NewSpace, as this shift in industry is called, is being led by companies such as SpaceX and Virgin Galactic, which are driving us closer to space tourism and better usage of satellites and other space-based technologies.
While the idea of spending summer vacation on the moon sounds thrilling, designing and engineering products that can safely accommodate hundreds of people in a zero-gravity and low-oxygen environment poses unique challenges.
In the latest episode of The Connected Engineer podcast series, Lee Smith, COO, and Stuart Weiler, Director of CAD/PLM, from Elite Aerospace Group (EAG) shared how their organization is helping to develop high-quality products for companies who are preparing to journey into space.
What Is NewSpace?
NewSpace is a term that refers to the privatization of space. Instead of being motivated to explore space for geopolitical reasons, the new industry leaders (private businesses) are motivated by profit. This shift in players has changed the goal of space exploration from “How do we reach a target before the competition?” to “How do we reach a target before the competition as efficiently and cost-effectively as possible?”
The immediate goal for many players is to get technology, such as satellites, into space. With the democratization of space, more and more satellites are being launched. Many of these satellites are just being launched into low orbit – a much cheaper alternative at $20-40 million vs the traditional $100-150 million. Since the number of satellites is increasing, some companies are choosing to participate in, essentially, a “ride share” where multiple satellites are launched simultaneously. This helps spread the $40 million launch cost among numerous parties.

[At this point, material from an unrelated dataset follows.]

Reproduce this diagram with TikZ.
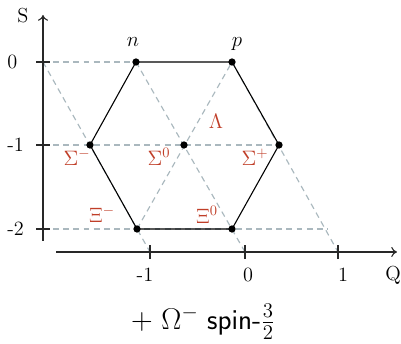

What has captured the public’s imagination, though, is the idea of space tourism. Since bringing mass amounts of people into space offers its own challenges and poses more danger than launching a satellite, many players in the NewSpace industry are limited their initial plans to bringing guests above the 1000-kilometer “space threshold” for a few minutes of weightlessness.
However, there is already interest in using space to either shorten travel between points on the globe (a 15-hour airplane trip from LA to Sydney today could be replaced by a 30 minute rocket flight) or to build a floating space hotel.
NewSpace Changes Product Design
From a product design point of view, there are a few challenges engineers need to consider. In order to continue driving down costs, manufacturers are replacing the “one and done” rockets from yesteryear with rockets that are expected to be used hundreds of times before retirement. Designers need to create a product that needs to be able to land, be inspected, and be serviced.
Possible regulations as the industry continues to grow can prove to be a hurdle – especially since the concept of outer space doesn’t fall under the jurisdiction of any particular country. Manufacturers will need to ensure that their products meet all regulations when they design their products.
When it comes to building the first floating hotels, most logistical challenges have already been addressed through the establishment of the International Space Station (ISS). For example: what should the crew do if something breaks? How fast can a replacement part be sent to the station?
To ensure that crewmembers are never left stranded, the ISS is leveraging additive manufacturing. Instead of waiting days for a part to be sent to the station, design plans can be quickly transmitted, and the part can be produced onsite within hours. But what about the difficult task of actually replacing the part? In inexperienced hands, the process can quickly go wrong – and potentially prove deadly. By using augmented reality (AR), crewmembers can be led through the steps of replacing or fixing a part.